• _Directive_
Scan the entries below for the word "matplotlib". Copy each line that has it.

[Entries with chart source code]
··········

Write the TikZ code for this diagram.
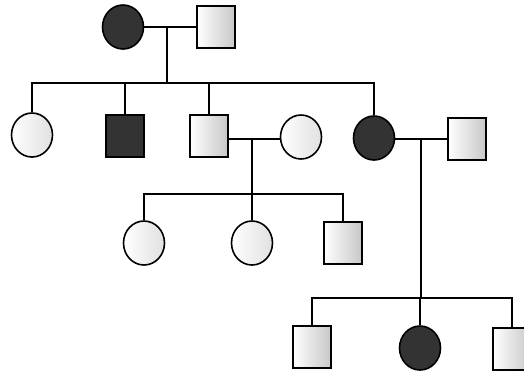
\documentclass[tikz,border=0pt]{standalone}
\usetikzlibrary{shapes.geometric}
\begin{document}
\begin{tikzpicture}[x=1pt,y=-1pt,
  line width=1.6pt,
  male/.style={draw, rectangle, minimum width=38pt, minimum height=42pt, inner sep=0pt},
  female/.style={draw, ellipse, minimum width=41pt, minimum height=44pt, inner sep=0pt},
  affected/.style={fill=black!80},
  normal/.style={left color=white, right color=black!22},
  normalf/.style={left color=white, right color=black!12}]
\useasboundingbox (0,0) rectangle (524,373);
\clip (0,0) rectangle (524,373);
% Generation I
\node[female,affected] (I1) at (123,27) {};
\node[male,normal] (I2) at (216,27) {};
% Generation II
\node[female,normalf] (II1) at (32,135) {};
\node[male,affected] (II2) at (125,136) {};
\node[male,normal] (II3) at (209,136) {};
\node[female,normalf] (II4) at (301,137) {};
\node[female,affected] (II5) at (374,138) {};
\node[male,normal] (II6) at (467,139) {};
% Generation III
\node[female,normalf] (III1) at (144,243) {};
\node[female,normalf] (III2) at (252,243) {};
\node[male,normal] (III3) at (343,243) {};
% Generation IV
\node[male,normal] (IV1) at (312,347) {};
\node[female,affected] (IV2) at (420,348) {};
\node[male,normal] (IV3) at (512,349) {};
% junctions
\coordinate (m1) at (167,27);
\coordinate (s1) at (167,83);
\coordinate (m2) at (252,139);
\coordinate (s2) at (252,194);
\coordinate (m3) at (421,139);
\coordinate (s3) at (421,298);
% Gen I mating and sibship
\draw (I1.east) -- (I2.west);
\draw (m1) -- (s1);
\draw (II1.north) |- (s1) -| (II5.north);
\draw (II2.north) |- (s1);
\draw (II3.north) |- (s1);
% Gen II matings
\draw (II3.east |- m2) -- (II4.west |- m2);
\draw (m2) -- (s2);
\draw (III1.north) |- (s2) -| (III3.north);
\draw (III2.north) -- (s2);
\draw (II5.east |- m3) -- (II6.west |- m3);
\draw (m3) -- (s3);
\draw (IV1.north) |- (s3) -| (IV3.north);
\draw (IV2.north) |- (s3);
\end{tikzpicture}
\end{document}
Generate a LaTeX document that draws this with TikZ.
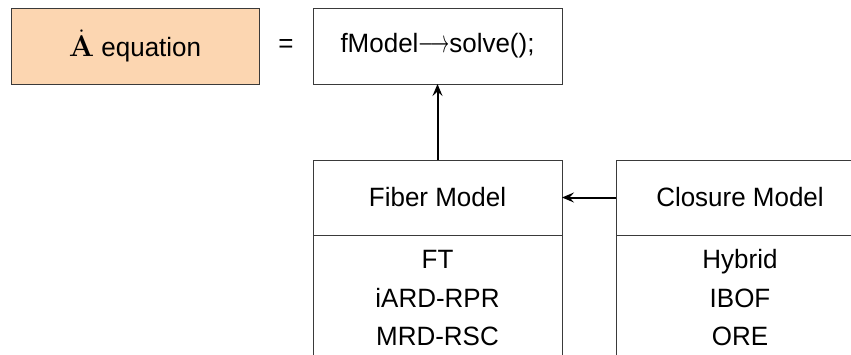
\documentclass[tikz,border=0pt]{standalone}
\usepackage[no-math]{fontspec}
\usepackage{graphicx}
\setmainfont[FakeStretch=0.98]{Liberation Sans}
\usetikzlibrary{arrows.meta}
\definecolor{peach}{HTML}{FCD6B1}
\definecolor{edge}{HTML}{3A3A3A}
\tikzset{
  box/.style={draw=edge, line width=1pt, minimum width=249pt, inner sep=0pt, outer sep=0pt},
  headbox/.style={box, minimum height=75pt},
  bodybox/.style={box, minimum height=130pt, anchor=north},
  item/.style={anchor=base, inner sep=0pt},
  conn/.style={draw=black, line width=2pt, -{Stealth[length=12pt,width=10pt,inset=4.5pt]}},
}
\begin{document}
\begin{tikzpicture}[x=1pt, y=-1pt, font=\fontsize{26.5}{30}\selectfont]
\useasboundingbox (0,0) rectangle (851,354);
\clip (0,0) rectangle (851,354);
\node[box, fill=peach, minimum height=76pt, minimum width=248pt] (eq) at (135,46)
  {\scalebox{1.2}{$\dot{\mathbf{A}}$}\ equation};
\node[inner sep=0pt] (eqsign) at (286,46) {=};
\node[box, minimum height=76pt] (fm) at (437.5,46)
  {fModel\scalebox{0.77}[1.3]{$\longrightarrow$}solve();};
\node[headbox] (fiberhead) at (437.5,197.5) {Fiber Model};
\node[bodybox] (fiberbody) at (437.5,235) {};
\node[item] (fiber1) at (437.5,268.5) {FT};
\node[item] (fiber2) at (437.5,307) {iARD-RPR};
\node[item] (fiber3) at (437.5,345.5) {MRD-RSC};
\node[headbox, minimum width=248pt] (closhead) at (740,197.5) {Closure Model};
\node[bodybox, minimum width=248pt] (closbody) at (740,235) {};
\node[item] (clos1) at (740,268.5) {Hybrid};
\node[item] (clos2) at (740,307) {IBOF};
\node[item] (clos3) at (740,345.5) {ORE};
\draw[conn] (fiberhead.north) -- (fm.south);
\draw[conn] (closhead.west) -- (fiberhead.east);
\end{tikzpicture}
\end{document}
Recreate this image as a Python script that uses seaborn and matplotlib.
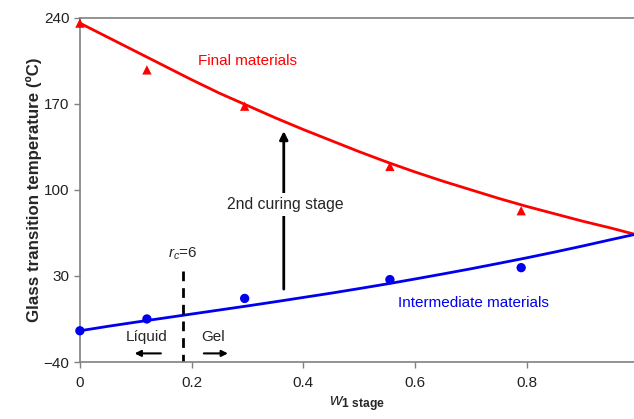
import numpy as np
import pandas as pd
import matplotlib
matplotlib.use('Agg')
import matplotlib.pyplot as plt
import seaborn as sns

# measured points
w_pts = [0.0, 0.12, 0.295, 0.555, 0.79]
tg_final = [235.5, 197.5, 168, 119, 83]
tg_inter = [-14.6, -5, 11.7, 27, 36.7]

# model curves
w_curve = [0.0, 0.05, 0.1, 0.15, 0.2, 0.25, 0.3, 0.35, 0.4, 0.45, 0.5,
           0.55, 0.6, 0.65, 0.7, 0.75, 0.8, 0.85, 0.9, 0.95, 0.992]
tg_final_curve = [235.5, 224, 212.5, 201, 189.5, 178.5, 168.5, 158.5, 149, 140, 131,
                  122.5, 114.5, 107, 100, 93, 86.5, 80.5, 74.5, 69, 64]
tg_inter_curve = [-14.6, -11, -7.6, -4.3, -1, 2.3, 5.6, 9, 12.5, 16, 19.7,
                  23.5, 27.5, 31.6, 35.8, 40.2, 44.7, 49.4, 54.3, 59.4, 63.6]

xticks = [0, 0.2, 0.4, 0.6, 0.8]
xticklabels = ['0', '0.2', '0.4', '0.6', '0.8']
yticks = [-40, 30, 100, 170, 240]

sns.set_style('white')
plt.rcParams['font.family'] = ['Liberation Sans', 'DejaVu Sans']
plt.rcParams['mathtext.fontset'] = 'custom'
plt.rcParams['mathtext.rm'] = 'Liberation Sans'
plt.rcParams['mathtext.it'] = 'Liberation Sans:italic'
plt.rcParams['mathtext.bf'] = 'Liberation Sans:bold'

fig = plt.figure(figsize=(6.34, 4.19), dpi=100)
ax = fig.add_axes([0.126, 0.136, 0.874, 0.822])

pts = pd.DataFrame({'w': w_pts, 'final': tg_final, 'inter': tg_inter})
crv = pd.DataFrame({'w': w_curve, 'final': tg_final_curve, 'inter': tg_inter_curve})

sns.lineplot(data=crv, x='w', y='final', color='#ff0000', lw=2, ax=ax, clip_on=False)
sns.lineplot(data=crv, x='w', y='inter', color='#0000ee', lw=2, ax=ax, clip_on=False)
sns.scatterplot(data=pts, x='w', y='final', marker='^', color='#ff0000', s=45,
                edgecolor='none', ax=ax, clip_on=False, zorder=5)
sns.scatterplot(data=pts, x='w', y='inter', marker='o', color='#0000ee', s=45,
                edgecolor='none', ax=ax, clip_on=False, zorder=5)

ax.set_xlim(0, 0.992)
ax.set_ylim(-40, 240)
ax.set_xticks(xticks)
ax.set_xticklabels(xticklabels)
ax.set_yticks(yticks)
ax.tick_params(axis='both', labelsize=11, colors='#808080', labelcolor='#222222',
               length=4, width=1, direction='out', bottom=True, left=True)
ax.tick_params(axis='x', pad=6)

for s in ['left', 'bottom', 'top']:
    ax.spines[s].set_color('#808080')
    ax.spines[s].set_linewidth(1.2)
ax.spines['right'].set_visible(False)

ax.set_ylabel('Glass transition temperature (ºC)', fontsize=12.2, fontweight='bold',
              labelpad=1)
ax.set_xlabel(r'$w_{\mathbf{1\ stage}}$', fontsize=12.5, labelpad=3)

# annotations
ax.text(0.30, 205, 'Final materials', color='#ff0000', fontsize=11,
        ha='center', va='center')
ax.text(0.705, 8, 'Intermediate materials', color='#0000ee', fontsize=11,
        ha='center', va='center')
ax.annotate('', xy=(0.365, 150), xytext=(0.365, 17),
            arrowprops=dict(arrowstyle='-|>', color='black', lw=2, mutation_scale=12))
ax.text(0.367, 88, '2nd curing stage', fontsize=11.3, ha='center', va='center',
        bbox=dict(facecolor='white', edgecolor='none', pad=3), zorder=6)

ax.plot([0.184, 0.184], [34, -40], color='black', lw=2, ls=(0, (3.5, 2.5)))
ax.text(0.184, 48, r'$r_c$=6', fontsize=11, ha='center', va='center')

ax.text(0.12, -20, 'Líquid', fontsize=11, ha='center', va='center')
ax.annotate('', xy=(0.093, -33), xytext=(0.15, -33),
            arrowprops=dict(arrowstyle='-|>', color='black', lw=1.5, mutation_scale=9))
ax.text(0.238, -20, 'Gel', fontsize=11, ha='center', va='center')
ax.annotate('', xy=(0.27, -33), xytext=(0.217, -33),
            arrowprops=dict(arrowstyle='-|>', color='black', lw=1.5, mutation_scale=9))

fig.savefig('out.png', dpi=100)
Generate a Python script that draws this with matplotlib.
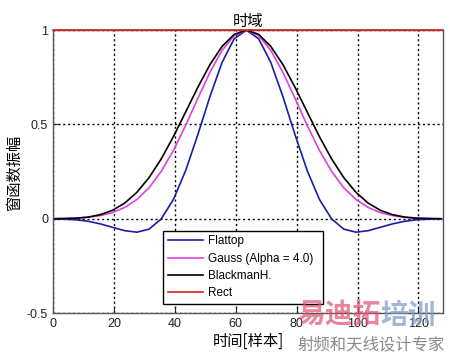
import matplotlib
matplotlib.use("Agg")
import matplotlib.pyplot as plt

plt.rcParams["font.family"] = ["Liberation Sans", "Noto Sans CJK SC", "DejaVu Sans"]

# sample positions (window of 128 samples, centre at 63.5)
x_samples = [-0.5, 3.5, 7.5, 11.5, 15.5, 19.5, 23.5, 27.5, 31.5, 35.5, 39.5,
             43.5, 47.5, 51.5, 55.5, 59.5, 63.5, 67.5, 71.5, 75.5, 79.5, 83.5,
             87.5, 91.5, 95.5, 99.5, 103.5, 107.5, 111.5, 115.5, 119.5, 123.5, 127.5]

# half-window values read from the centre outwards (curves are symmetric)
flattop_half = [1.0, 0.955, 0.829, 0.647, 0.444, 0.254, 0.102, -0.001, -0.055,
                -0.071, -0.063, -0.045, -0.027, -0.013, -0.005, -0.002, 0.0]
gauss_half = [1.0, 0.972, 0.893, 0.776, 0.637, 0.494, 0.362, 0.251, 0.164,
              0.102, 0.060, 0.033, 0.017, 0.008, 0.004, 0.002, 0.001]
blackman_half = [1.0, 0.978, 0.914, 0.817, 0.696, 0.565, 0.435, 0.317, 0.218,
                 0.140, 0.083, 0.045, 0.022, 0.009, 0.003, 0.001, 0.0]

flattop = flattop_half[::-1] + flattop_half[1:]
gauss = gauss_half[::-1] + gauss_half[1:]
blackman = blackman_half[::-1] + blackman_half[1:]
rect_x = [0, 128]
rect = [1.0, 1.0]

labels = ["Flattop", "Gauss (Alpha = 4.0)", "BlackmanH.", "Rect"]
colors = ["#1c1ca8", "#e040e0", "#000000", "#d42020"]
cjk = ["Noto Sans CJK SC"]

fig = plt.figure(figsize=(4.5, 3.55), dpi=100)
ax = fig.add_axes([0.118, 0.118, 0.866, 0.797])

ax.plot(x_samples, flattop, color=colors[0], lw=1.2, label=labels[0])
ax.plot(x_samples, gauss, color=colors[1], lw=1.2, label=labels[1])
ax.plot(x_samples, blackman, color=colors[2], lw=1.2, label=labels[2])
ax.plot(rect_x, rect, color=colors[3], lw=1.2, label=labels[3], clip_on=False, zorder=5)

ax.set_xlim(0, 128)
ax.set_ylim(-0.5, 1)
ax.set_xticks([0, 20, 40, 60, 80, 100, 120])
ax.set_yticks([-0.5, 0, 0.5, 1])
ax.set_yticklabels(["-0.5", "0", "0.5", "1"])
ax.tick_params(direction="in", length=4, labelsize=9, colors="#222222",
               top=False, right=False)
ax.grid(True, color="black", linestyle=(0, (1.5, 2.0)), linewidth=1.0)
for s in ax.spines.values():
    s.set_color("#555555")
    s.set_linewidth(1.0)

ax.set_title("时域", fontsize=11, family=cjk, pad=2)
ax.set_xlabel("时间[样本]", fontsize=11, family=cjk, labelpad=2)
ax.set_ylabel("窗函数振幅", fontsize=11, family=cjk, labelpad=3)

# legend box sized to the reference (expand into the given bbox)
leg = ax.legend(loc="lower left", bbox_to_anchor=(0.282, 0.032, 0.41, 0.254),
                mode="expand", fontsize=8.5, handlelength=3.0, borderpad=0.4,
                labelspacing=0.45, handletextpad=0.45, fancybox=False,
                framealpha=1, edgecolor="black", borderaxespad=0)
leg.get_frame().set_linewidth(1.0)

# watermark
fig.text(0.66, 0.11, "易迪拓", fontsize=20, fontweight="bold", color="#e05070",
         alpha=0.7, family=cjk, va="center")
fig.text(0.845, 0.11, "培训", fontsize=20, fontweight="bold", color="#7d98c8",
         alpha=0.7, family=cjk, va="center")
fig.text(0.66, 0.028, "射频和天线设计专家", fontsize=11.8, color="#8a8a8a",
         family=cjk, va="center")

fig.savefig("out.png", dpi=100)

··········

• _Response for this exercise_
Recreate this image as a Python script that uses seaborn and matplotlib.
import matplotlib
matplotlib.use('Agg')
import matplotlib.pyplot as plt
Generate a Python script that draws this with matplotlib.
import matplotlib
matplotlib.use("Agg")
import matplotlib.pyplot as plt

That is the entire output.